Más allá de la música, más allá del color

Por Manuel Alejandro Escoffié

Para noviembre próxima habrán transcurrido ya cuatro décadas desde el debut en los escenarios londinenses de la obra “Amadeus”, escrita por Peter Shaffer. Sin embargo, no concentraré mis letras en la trama de la obra, su adaptación cinematográfica de 1984 cuyo éxito demostró ser instrumental para convertir al legado musical de Mozart en una parte de la cultura popular (¿Recuerdan a Falco y su sencillo “Rock Me Amadeus”?), o inclusive cuanto adoro personalmente a las dos. Si me molesto en mencionarlas, es para dirigir la atención hacía un detalle que muchos hallarán inaudito: En la más reciente reposición de la obra, Salieri fue interpretado por… (suspiro de shock) ¡un actor de color!!

“No puede ser” – de seguro ya empezaron a gritar a los cielos – “¡Es inaceptable! ¡Antonio Salieri no era negro! Era italiano. No estamos hablando de un mero personaje ficticio al que arbitrariamente se le puede cambiar la etnia por corrección política. Salieri fue una persona que en verdad existió y que perteneció a una raza particular. Ver a un afroamericano pretendiendo ser él no sería realista”.

En primer lugar, aclaremos que Lucien Msamati, elegido en aquella ocasión para encarnar al celoso compositor, nació en el Reino Unido y fue criado en Tanzania. Interesantemente, es también el primer actor no caucásico en encarnar a Yago en “Otelo” de Shakespeare. Y en segundo lugar… ¿Es Salieri un personaje “realista”? O más bien, ¿es la representación dramática de este ser humano de carne y hueso “realista” en algún sentido? De hecho, ¿es “Amadeus” una obra “realista”? ¿Tiene la intención de serlo? Y a todo lo anterior, ¿qué entendemos o queremos entender por tal vocablo? Si pretendemos determinar si es o no “históricamente objetiva”, podríamos decir que lo es tanto como puede serlo la narración en primera persona de un anciano amargado y traumatizado en su lecho de muerte, tratando de rememorar sucesos en teoría ocurridos treinta años atrás. Por otro lado, en caso de que la palabra quiera ser sinónimo de “históricamente precisa”, podría merecer ser vista así en la misma medida en que también lo merece una ficcionalización cuyo punto de partida para usar a personajes verídicos consiste no en una biografía o investigación sobre ellos, sino en una indemostrable leyenda urbana (Específicamente, la de Morzart muriendo envenenado por Salieri).

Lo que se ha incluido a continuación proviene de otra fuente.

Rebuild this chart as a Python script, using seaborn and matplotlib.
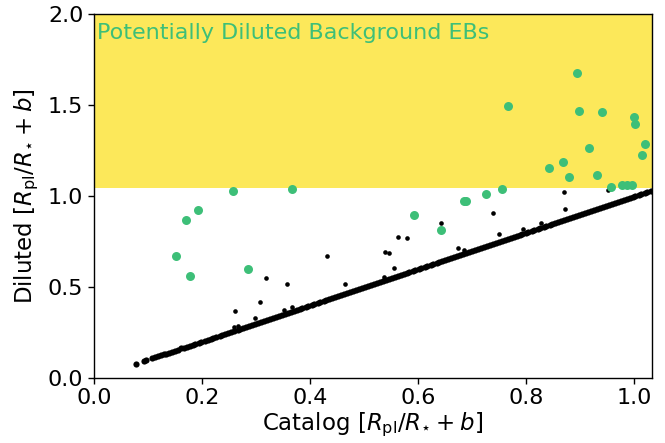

Por fortuna, ninguna de estas preguntas importa en realidad. Porque ni Wolfgang Amadeus Mozart ni Antonio Salieri importan tampoco. Por lo menos no en esta obra. Ellos no son más que pretextos. Peones. Instrumentos dispensables de los cuales Shaffer dispone para sus intereses; justo como el propio Salieri termina sintiéndose utilizado en aras de los de Dios. Si no hubiesen existido, Shaffer aun así los habría inventado para demostrar en el espacio escénico no verdades específicas de sus respectivas circunstancias históricas, sino verdades generales más fuertes, relevantes y verdaderas que ellos mismos, su música o el color de su piel. Entre ellas, que la distribución del talento es ciega hasta lo amoral. O hasta lo injusto, inclusive. Reduciéndolos a lo arquetípico, Shaffer los eleva hasta lo universal. En ese sentido, todos podemos ser Mozart. Y desde luego, todos solemos ser Salieri. Por lo tanto, todos podemos encarnarlo. Y, sobre todo, comprenderlo. Después de todo, ¿qué otra experiencia tan humana y común puede haber como la de ser uno más entre los tontos de Dios?